With something like a Cessna Skymaster, which is called “centerline thrust” because both engines align with the longitudinal axis of the airplane, the problem is slightly different. No matter how many engines are working or not working, the thrust generated is always symmetrical. But, the front of the airplane is a different environment than the rear. Airflow over the fuselage has an effect, for one thing. Also, the stronger the airflow over the tail, the more effective the rudder and elevator are. In a Skymaster, the rear engine thrust is very close to the tail, but if that engine quits you have only the front engine… and there will be a noticable loss of effectiveness in the rudder and elevators. Not fatal or unmanagable - but noticable. If I recall, there are some business jets that use centerline thrust and don’t have a tail assembly behind the rear engine (probably because the exhaust would melt it). I presume they, too, would have some issues with single-engine operations, but that’s not an area I have any expertise in at all, so I won’t comment on those.
Now, a word or two about slow speeds and airplanes. Airplanes are like sharks - they have to keep moving or die. It’s the air going over the wing that generates the lift that holds you up, and you need that air going at a certain minimum speed to generate the minimum lift required to hold you up. (When no engines are running, you need maintain that forward speed, too, and you do so by a controlled descent. Gravity provides the motive power in that case, the trick is to release the potential energy slowly) With engines operating normally, you can generate more than the minimum, which is how you go up.
Now, the control surfaces - ailerons, rudder, elevator, etc - are mostly airfoils themselves, or modify the shape of the airfoil they’re attached to. So they, too, require a certain minimum airspeed in order to work.
So here’s the hitch. At cruising speed you have LOTS of air going over all those surfaces and everything works very nicely and easily. But when you slow down, you have less air and less lift, so nothing is quite as effective as before. If you want to turn left, for instance, it will require more input into the controls than if you were in cruising flight. Again, in normal flight this is not going to turn into a problem - it’s like the difference in handling between your car in first gear and in fourth.
However, if you get so slow that you’re right on the edge of having enough lift to keep you up, all the controls are going to be on the edge of effective/not effective. It’s somewhat like driving a car on an icy road (airplanes also have the added feature that, in addition to the sloppy feeling in the steering, most of them also tend to vibrate and shake at this point, too. This is good - it helps get the pilot’s attention.)
OK, back to normal take-off. At take-off, the name of the game is to get away from the ground. Why? because if an engine quits, the only way to save your butt is to trade altitude for the airspeed you need to keep the controls effective so you land instead of splat. And to do that, you need altitude. The more the better. What’s altitude? It’s how far away from the ground you are. So you divert most of the engine power to the UP force and less to the FORWARD force. And works just fine – unless your engines quit.
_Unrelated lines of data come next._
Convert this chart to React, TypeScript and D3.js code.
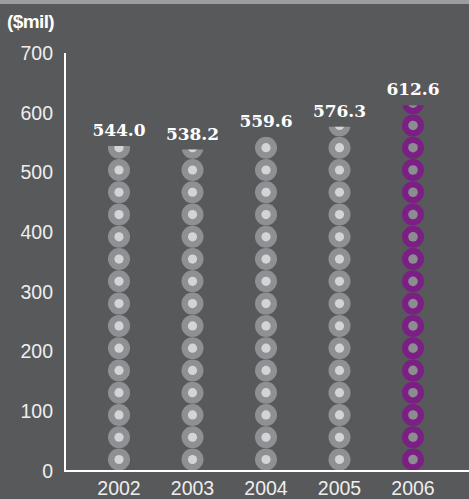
import React from "react";
import * as d3 from "d3";

const years = ["2002", "2003", "2004", "2005", "2006"];
const values = [544.0, 538.2, 559.6, 576.3, 612.6];
const highlight = [false, false, false, false, true];
const yTicks = [0, 100, 200, 300, 400, 500, 600, 700];

const W = 469;
const H = 499;
const BG = "#58595b";

export default function App() {
  const axisX = 65;
  const y = d3.scaleLinear().domain([0, 700]).range([470.5, 53]);
  const x = d3.scalePoint<string>().domain(years).range([119, 413]);

  const r = 11;
  const pitch = 22.27;

  return (
    <svg
      width={W}
      height={H}
      style={{ position: "absolute", left: 0, top: 0, display: "block" }}
      fontFamily="'Liberation Sans', Arial, sans-serif"
    >
      <rect x={0} y={0} width={W} height={H} fill={BG} />
      <rect x={0} y={0} width={W} height={4} fill="#9c9da0" />

      <defs>
        {years.map((yr, i) => (
          <clipPath id={`col-${yr}`} key={yr}>
            <rect
              x={(x(yr) as number) - r - 2}
              y={y(values[i])}
              width={2 * r + 4}
              height={y(0) - y(values[i])}
            />
          </clipPath>
        ))}
      </defs>

      <text x={7} y={28} fill="#ffffff" fontSize={19} fontWeight="bold" letterSpacing={-0.6}>
        ($mil)
      </text>

      {yTicks.map((t) => (
        <text
          key={t}
          x={53}
          y={y(t)}
          dy="0.36em"
          textAnchor="end"
          fill="#eeeeee"
          fontSize={19.5}
        >
          {t}
        </text>
      ))}

      {years.map((yr, i) => {
        const cx = x(yr) as number;
        const top = y(values[i]);
        const base = y(0);
        const centers: number[] = [];
        for (let c = base - r; c + r > top; c -= pitch) centers.push(c);
        const ring = highlight[i] ? "#7c1f85" : "#8f9093";
        const dot = highlight[i] ? "#8c8d90" : "#d3d4d6";
        const innerR = highlight[i] ? 4.8 : 4.6;
        return (
          <g key={yr} clipPath={`url(#col-${yr})`}>
            {centers.map((c, k) => (
              <g key={k}>
                <circle cx={cx} cy={c} r={r} fill={ring} />
                <circle cx={cx} cy={c} r={innerR} fill={dot} />
              </g>
            ))}
          </g>
        );
      })}

      {years.map((yr, i) => (
        <text
          key={yr}
          x={x(yr) as number}
          y={y(values[i]) - 10}
          textAnchor="middle"
          fill="#ffffff"
          fontSize={17}
          fontWeight="bold"
          fontFamily="'DejaVu Serif', serif"
        >
          {values[i].toFixed(1)}
        </text>
      ))}

      <line x1={axisX} x2={axisX} y1={53} y2={471} stroke="#ffffff" strokeWidth={2} />
      <line x1={axisX - 1} x2={W} y1={471} y2={471} stroke="#ffffff" strokeWidth={2} />

      {years.map((yr) => (
        <text
          key={yr}
          x={x(yr) as number}
          y={495}
          textAnchor="middle"
          fill="#eeeeee"
          fontSize={19.5}
        >
          {yr}
        </text>
      ))}
    </svg>
  );
}
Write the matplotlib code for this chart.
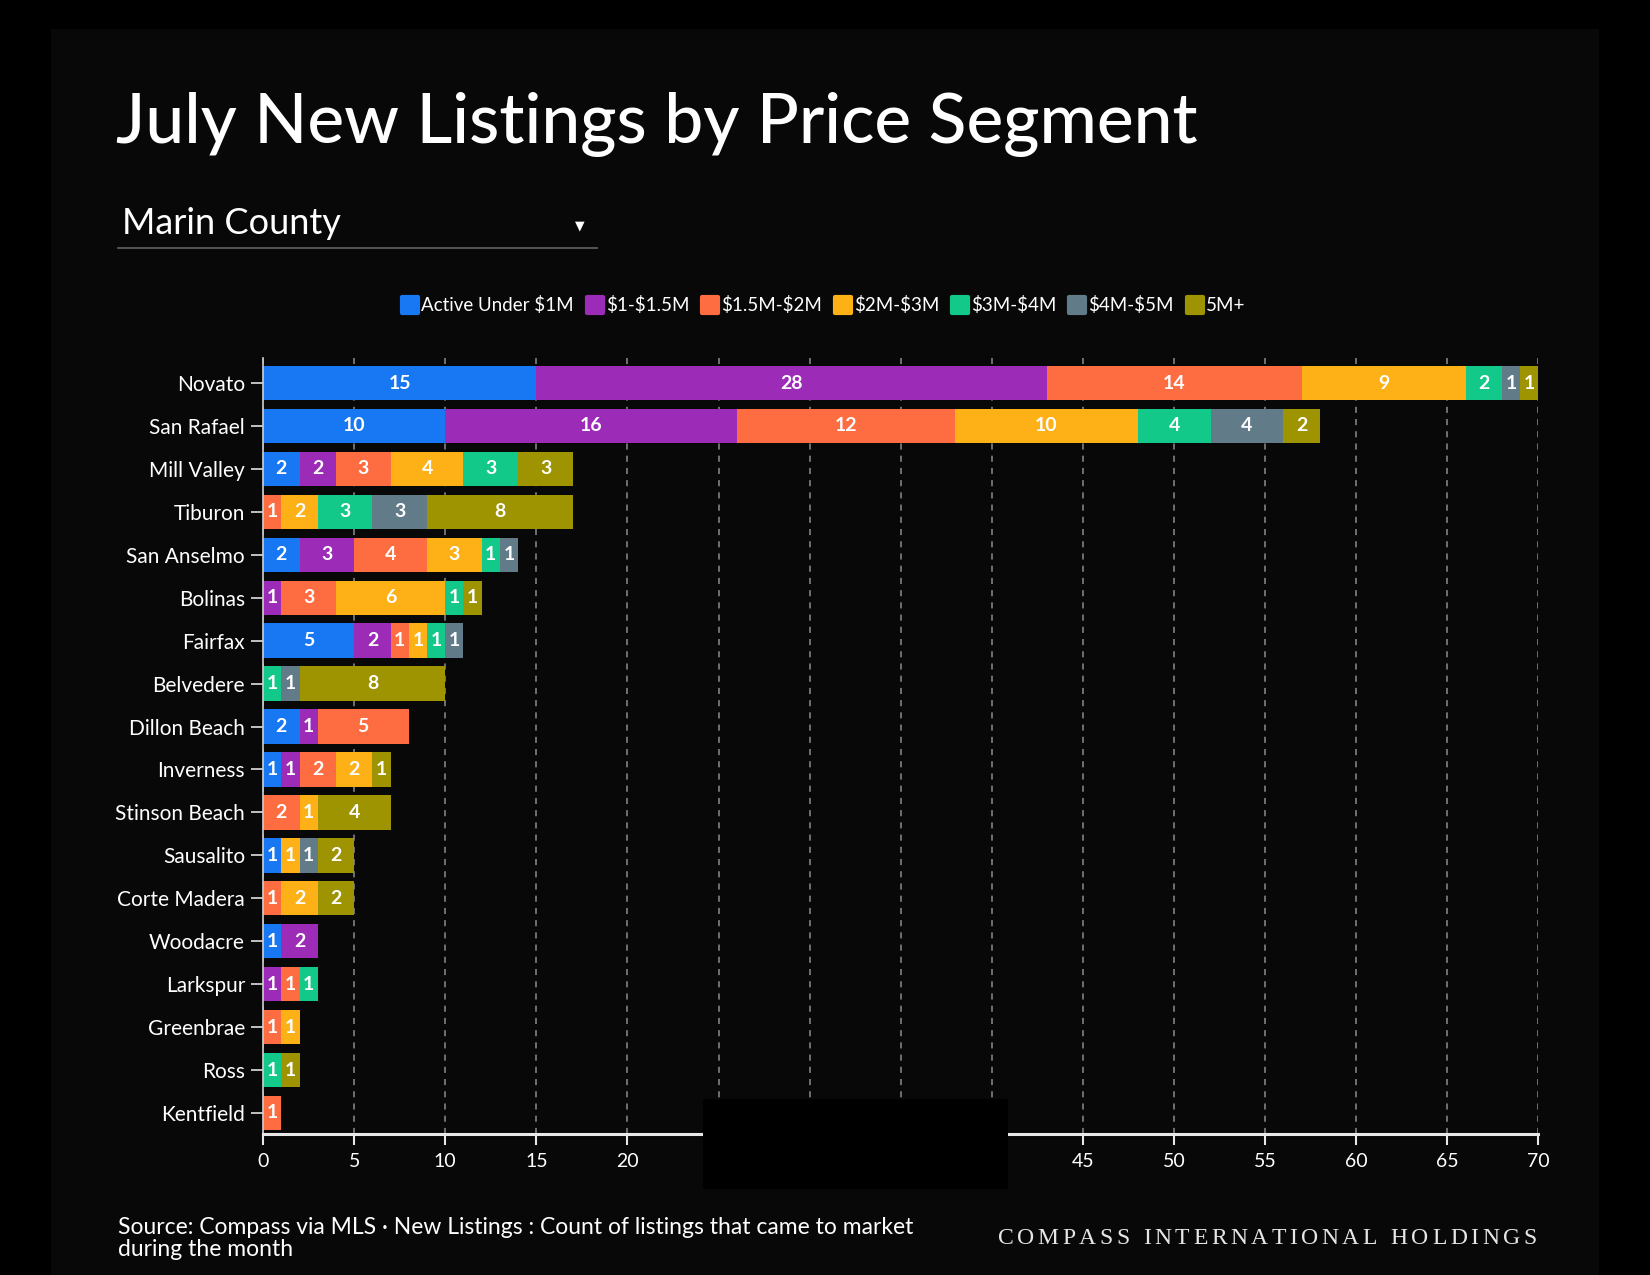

Then you’ll have much much less UP and FORWARD. If the UP and FORWARD runs out before you can reconfigure the airplane for a glide, it can hurt really really bad (but, on the bright side, only for a moment…) In take-off configuration, you don’t have much extra airspeed. Which is why you MUST react quickly.
(Contrast this to landing, where you’re using minimal engine power. In fact, the ideal on landing is to have the engines at idle, so you’re essentially gliding in. If the engine quits you’re already in glide mode, which makes the situation less critical at least in regards to airspeed.)
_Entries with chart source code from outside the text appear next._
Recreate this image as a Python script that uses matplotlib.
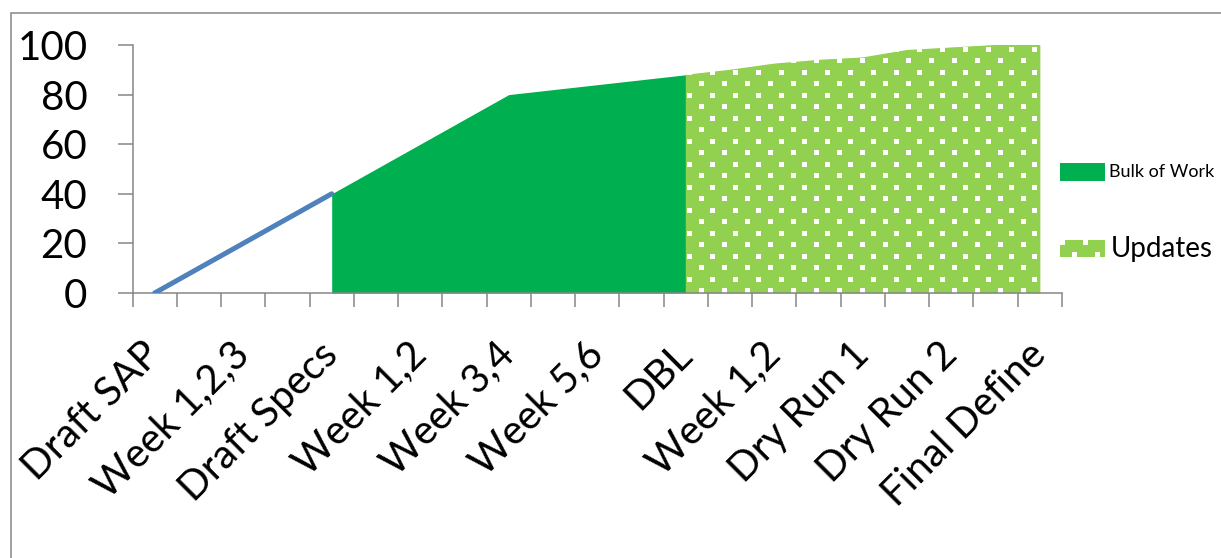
import numpy as np
import matplotlib
matplotlib.use('Agg')
import matplotlib.pyplot as plt
from matplotlib.patches import Rectangle

plt.rcParams['font.family'] = ['Lato', 'DejaVu Sans']

# categories (21 slots, every other one labelled)
tick_labels = ['Draft SAP', 'Week 1,2,3', 'Draft Specs', 'Week 1,2', 'Week 3,4',
               'Week 5,6', 'DBL', 'Week 1,2', 'Dry Run 1', 'Dry Run 2', 'Final Define']
n_cat = 21

# series
line_x = [0, 1, 2, 3, 4]
line_y = [0, 10, 20, 30, 40]
bulk_x = [4, 5, 6, 7, 8, 9, 10, 11, 12]
bulk_y = [40, 50, 60, 70, 80, 82, 84, 86, 88]
upd_x = [12, 13, 14, 15, 16, 17, 18, 19, 20]
upd_y = [88, 90, 92.5, 94, 95, 98, 99, 100, 100]

W, H = 1221, 558
fig = plt.figure(figsize=(W / 100, H / 100), dpi=100)
ax = fig.add_axes([132.5 / W, 1 - 293 / H, (1062 - 132.5) / W, (293 - 45) / H])

gray = '#868686'
green = '#00B050'
lgreen = '#92D050'


def dot_pattern(h, w, row0=1.5, c_even=2.0, c_odd=13.5):
    # light green fill with staggered white squares
    yy, xx = np.mgrid[0:h, 0:w].astype(float)
    row = np.floor((yy - row0) / 11.5)
    in_row = ((yy - row0) % 11.5) < 5
    shift = np.where(row % 2 == 0, c_even, c_odd)
    in_col = ((xx - shift) % 23) < 5
    img = np.zeros((h, w, 4))
    img[..., :3] = matplotlib.colors.to_rgb(lgreen)
    img[..., 3] = 1
    img[in_row & in_col, :3] = 1.0
    return img


ax.fill_between(bulk_x, bulk_y, 0, color=green, lw=0)
upd = ax.fill_between(upd_x, upd_y, 0, color=lgreen, lw=0)
im = ax.imshow(dot_pattern(248, 930), extent=(-0.5, n_cat - 0.5, 0, 100), origin='upper',
               aspect='auto', interpolation='nearest', zorder=2)
im.set_clip_path(upd.get_paths()[0], transform=ax.transData)
ax.plot(line_x, line_y, color='#4F81BD', lw=3.6, solid_capstyle='round', zorder=3)

ax.set_xlim(-0.5, n_cat - 0.5)
ax.set_ylim(0, 100)
ax.set_yticks(range(0, 101, 20))
ax.set_xticks(range(0, n_cat, 2))
ax.set_xticklabels(tick_labels, rotation=45, ha='right', va='center',
                   rotation_mode='anchor', fontsize=29)
ax.set_xticks(np.arange(-0.5, n_cat, 1), minor=True)
ax.tick_params(axis='x', which='major', length=0, pad=40)
ax.tick_params(axis='x', which='minor', length=10, width=1.1, color=gray, direction='out')
ax.tick_params(axis='y', length=10.5, width=1.1, color=gray, direction='out',
               labelsize=29, pad=22)
for s in ['top', 'right']:
    ax.spines[s].set_visible(False)
for s in ['left', 'bottom']:
    ax.spines[s].set_color(gray)
    ax.spines[s].set_linewidth(1.1)

# legend
fig.patches.append(Rectangle((1060 / W, 1 - 181 / H), 45 / W, 18 / H,
                             transform=fig.transFigure, color=green, lw=0))
lax = fig.add_axes([1060 / W, 1 - 257 / H, 45 / W, 17 / H])
lax.imshow(dot_pattern(17, 45, row0=0, c_even=0, c_odd=11.5), aspect='auto',
           interpolation='nearest')
lax.axis('off')
fig.text(1109 / W, 1 - 172 / H, 'Bulk of Work', fontsize=13, va='center', ha='left')
fig.text(1111 / W, 1 - 249 / H, 'Updates', fontsize=20, va='center', ha='left')

# chart border
fig.patches.append(Rectangle((11 / W, -0.1), 1.2, 1.1 - 13 / H, transform=fig.transFigure,
                             fill=False, edgecolor=gray, lw=1.1))

fig.savefig('out.png', dpi=100)
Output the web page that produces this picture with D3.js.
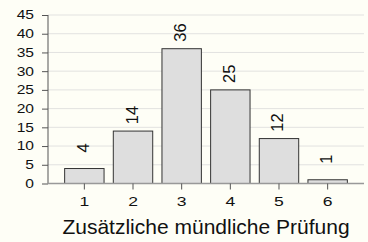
<!DOCTYPE html>
<html><head><meta charset="utf-8">
<script src="https://cdn.jsdelivr.net/npm/d3@7"></script>
<style>html,body{margin:0;padding:0;background:#fefef6;}svg{display:block;}</style>
</head><body>
<svg id="c" width="368" height="242"></svg>
<script>
const categories = ["1","2","3","4","5","6"];
const values = [4,14,36,25,12,1];
const yTicks = [0,5,10,15,20,25,30,35,40,45];
const xTitle = "Zusätzliche mündliche Prüfung";

(function(){
const svg = d3.select("#c");
const W = 368, H = 242;
const mLeft = 48, mRight = 364, mTop = 15, mBottom = 183.5;
const font = "'Liberation Sans', Arial, sans-serif";

svg.append("rect").attr("width", W).attr("height", H).attr("fill", "#fefef6");

const x = d3.scaleBand().domain(categories).range([mLeft, mRight]).paddingInner(0.19).paddingOuter(0.342);
const y = d3.scaleLinear().domain([0,45]).range([mBottom, mTop]);

svg.append("g").selectAll("line").data(yTicks.filter(d=>d>0)).join("line")
  .attr("x1", mLeft).attr("x2", mRight)
  .attr("y1", d=>y(d)).attr("y2", d=>y(d))
  .attr("stroke", "#e2e2e0").attr("stroke-width", 1);

const yAxis = d3.axisLeft(y).tickValues(yTicks).tickSize(6).tickPadding(3);
const gy = svg.append("g").attr("transform", `translate(${mLeft},0)`).call(yAxis);
gy.select(".domain").attr("stroke", "#555").attr("stroke-width", 1).attr("d", `M0,${y(45)}V${mBottom}`);
gy.selectAll(".tick line").attr("stroke", "#555");
gy.selectAll("text").attr("font-family", font).attr("font-size", 12).attr("fill", "#111")
  .attr("x", 0).attr("transform", "translate(-14,0) scale(1.3,1)");

svg.append("g").selectAll("rect").data(values).join("rect")
  .attr("x", (d,i)=>x(categories[i]))
  .attr("y", d=>y(d))
  .attr("width", x.bandwidth())
  .attr("height", d=>mBottom - y(d))
  .attr("fill", "#dedede").attr("stroke", "#333").attr("stroke-width", 1);

svg.append("line").attr("x1", mLeft).attr("x2", mRight).attr("y1", mBottom).attr("y2", mBottom)
  .attr("stroke", "#999").attr("stroke-width", 1.5);

const xAxis = d3.axisBottom(x).tickSize(6).tickPadding(5);
const gx = svg.append("g").attr("transform", `translate(0,${mBottom})`).call(xAxis);
gx.select(".domain").remove();
gx.selectAll(".tick line").attr("stroke", "#555");
gx.selectAll("text").attr("font-family", font).attr("font-size", 13.5).attr("fill", "#111")
  .attr("y", 22.5).attr("dy", 0).attr("transform", "scale(1.3,1)");

svg.append("g").selectAll("text").data(values).join("text")
  .attr("transform", (d,i)=>`translate(${x(categories[i]) + x.bandwidth()/2 + 4.5},${y(d) - 25.3}) rotate(-90)`)
  .attr("text-anchor", "end")
  .attr("font-family", font).attr("font-size", 16.5).attr("fill", "#111")
  .text(d=>d);

svg.append("text").attr("x", (mLeft+mRight)/2).attr("y", 234)
  .attr("text-anchor", "middle").attr("font-family", font).attr("font-size", 21).attr("fill", "#111")
  .text(xTitle);
})();
</script>
</body></html>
Tired yet? Don’t worry, I’m almost done.
OK, back to our assymetrical thrust sceanario (that means, at least one engine has quit). Alright, we’re taking off - going up - but we’re still low, and we’re relatively slow. Suddenly, half the UP and FORWARD disappears. The plane yanks itself to one side. (Think “blow out of tire on freeway with engine sputtering and coughing”) You have to, above all else, make sure you maintain enough FORWARD to keep your airspeed high enough to generate enough lift to keep you in the air and under control. The only way to do that is to divert some of the UP force to forward - which means you can’t climb very much, if at all. Whatever altitude you’re at — that’s where you’re most likely going to stay, or lower. Meanwhile, because the remaining engine wants to pull to one side, what thrust you do have left is not being used efficiently - that thrust pushing you to one side of directly forward is being wasted from your viewpoint. AND you have to put in a lot of rudder, which increases the drag slightly (normally not a problem, but you’re on the edge here), which further decreases efficiency. If you were way high up, you could lose a couple hundred feet - or even a couple of thousand feet - of altitude in order to make sure everything was set up proper and in control before refining the airspeed for maximum efficiency, and the trade would be a bargain. But close to the ground you have no altitude to trade.
Start to get the idea? A pro can make it look easy, but it does take some skill. And lower you are, the more difficult it is.
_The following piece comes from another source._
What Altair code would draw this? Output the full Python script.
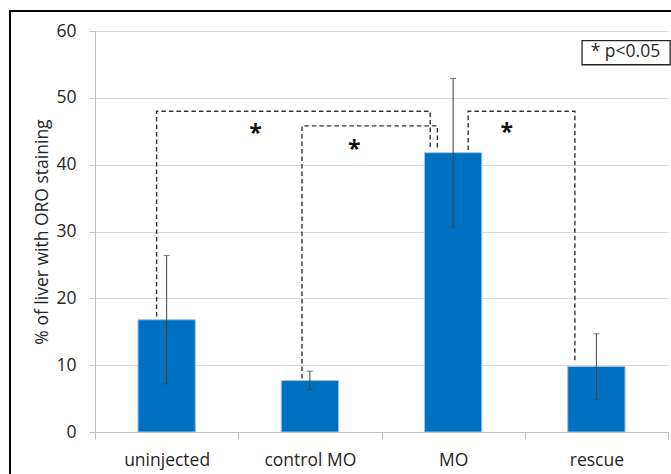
import json

import altair as alt
import pandas as pd

# Percentage of liver area with Oil Red O staining, mean and SD per group
categories = ["uninjected", "control MO", "MO", "rescue"]
mean_pct = [16.8, 7.7, 41.8, 9.8]
sd_pct = [9.6, 1.4, 11.1, 4.9]

# Significance brackets; x in category units (0 = left edge of the first group)
bracket_left = [0.43, 1.445, 2.605]
bracket_right = [2.34, 2.39, 3.35]
bracket_top = [48.0, 45.8, 48.0]
bracket_left_foot = [17.3, 8.0, 42.2]
bracket_right_foot = [42.6, 42.3, 10.3]

# Asterisks above the brackets
star_x = [1.12, 1.81, 2.875]
star_y = [46.2, 43.9, 46.4]

# Key in the top right corner
key_label = "* p<0.05"
key_x = [3.40, 4.015]
key_y = [54.95, 58.55]
key_text_pos = [3.46, 56.8]

FONT = "Open Sans"
TEXT = "#262626"
BLUE = "#0070C0"

bars = pd.DataFrame({
    "idx": list(range(len(categories))),
    "group": categories,
    "mean": mean_pct,
    "sd": sd_pct,
})

path_rows = []
for b in range(len(bracket_left)):
    pts = [
        (bracket_left[b], bracket_left_foot[b]),
        (bracket_left[b], bracket_top[b]),
        (bracket_right[b], bracket_top[b]),
        (bracket_right[b], bracket_right_foot[b]),
    ]
    for k, (px, py) in enumerate(pts):
        path_rows.append({"bracket": b, "step": k, "x": px, "y": py})
brackets = pd.DataFrame(path_rows)

stars = pd.DataFrame({"x": star_x, "y": star_y, "t": ["*"] * len(star_x)})

x_scale = alt.Scale(domain=[0, 4], nice=False, zero=False)
y_scale = alt.Scale(domain=[0, 60], nice=False)

label_expr = (
    "datum.value % 1 == 0 ? '' : "
    + json.dumps(categories).replace('"', "'")
    + "[floor(datum.value)]"
)

x_axis = alt.Axis(
    values=[v / 2 for v in range(9)],
    labelExpr=label_expr,
    title=None,
    grid=False,
    domainColor="#BFBFBF",
    tickColor="#BFBFBF",
    tickSize=7,
    tickOpacity={"condition": {"test": "datum.value % 1 != 0", "value": 0}, "value": 1},
    labelPadding=12,
    labelFont=FONT,
    labelFontSize=17.5,
    labelColor=TEXT,
    labelBaseline="top",
)

y_axis = alt.Axis(
    values=list(range(0, 61, 10)),
    title="% of liver with ORO staining",
    titleFont=FONT,
    titleFontSize=17.5,
    titleFontWeight="normal",
    titleColor=TEXT,
    titleX=-44,
    grid=True,
    gridColor="#D9D9D9",
    domainColor="#BFBFBF",
    tickColor="#BFBFBF",
    tickSize=6,
    labelPadding=13,
    labelFont=FONT,
    labelFontSize=17.5,
    labelColor=TEXT,
)


def xq(field):
    return alt.X(field, scale=x_scale, axis=x_axis)


def yq(field):
    return alt.Y(field, scale=y_scale, axis=y_axis)


base = alt.Chart(bars).transform_calculate(
    center="datum.idx + 0.5",
    x0="datum.idx + 0.3",
    x1="datum.idx + 0.7",
    lo="datum.mean - datum.sd",
    hi="datum.mean + datum.sd",
)

bar_layer = base.mark_bar(color=BLUE, stroke="#9DC3E6", strokeWidth=1).encode(
    x=xq("x0:Q"),
    x2="x1:Q",
    y=yq("mean:Q"),
    y2=alt.datum(0),
)

err_layer = base.mark_errorbar(ticks=True, size=6, thickness=1, color="#404040").encode(
    x=xq("center:Q"),
    y=yq("lo:Q"),
    y2="hi:Q",
)

bracket_layer = alt.Chart(brackets).mark_line(
    color="#333333", strokeWidth=1.4, strokeDash=[4.5, 3]
).encode(
    x=xq("x:Q"),
    y=yq("y:Q"),
    detail="bracket:N",
    order="step:Q",
)

star_layer = alt.Chart(stars).mark_text(
    font=FONT, fontSize=23, fontWeight="bold", color="#111111", dy=11
).encode(
    x=xq("x:Q"),
    y=yq("y:Q"),
    text="t:N",
)

key_df = pd.DataFrame({
    "x0": [key_x[0]], "x1": [key_x[1]],
    "y0": [key_y[0]], "y1": [key_y[1]],
    "tx": [key_text_pos[0]], "ty": [key_text_pos[1]],
    "label": [key_label],
})

key_box = alt.Chart(key_df).mark_rect(
    fill="white", stroke="#262626", strokeWidth=1.3
).encode(
    x=xq("x0:Q"),
    x2="x1:Q",
    y=yq("y0:Q"),
    y2="y1:Q",
)

key_text = alt.Chart(key_df).mark_text(
    font=FONT, fontSize=17.5, color=TEXT, align="left", baseline="middle"
).encode(
    x=xq("tx:Q"),
    y=yq("ty:Q"),
    text="label:N",
)

# Outer frame around the whole figure
frame = alt.Chart(pd.DataFrame({"f": [0]})).mark_rect(
    fill="transparent", stroke="black", strokeWidth=2
).encode(
    x=alt.value(-85), x2=alt.value(720),
    y=alt.value(-20), y2=alt.value(520),
)

chart = alt.layer(
    bar_layer, err_layer, bracket_layer, star_layer, key_box, key_text, frame
).properties(
    width=573,
    height=401,
    background="white",
    autosize=alt.AutoSizeParams(type="none"),
    padding={"left": 95, "top": 31, "right": 3, "bottom": 42},
).configure_view(stroke=None)

chart.save("out.html", embed_options={"renderer": "svg", "actions": False})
In fact, the minimum controllable airspeed (that’s just what it is - the minimum speed at which the airplane can still continue in flight) for a multi-engine airplane with just one engine is significantly higher than the airspeed for two engines. Because assymetrical thrust is so much less efficient.
Thus, standard procedure is to maintain the airspeed at or above “one-engine” speed at all times.
And any damage to the airplane will increase that minimum controllable airspeed. In order to land a heavily damaged airplane the pilot must fly it to the field at a higher than normal speed. If the damage is too great, the drag will be too much, the lift too little… and the consequences severe.
Thus, we return to the reply to the OP that’s been stated several times - survival depends on what damage, other than a destroyed engine, also occurs.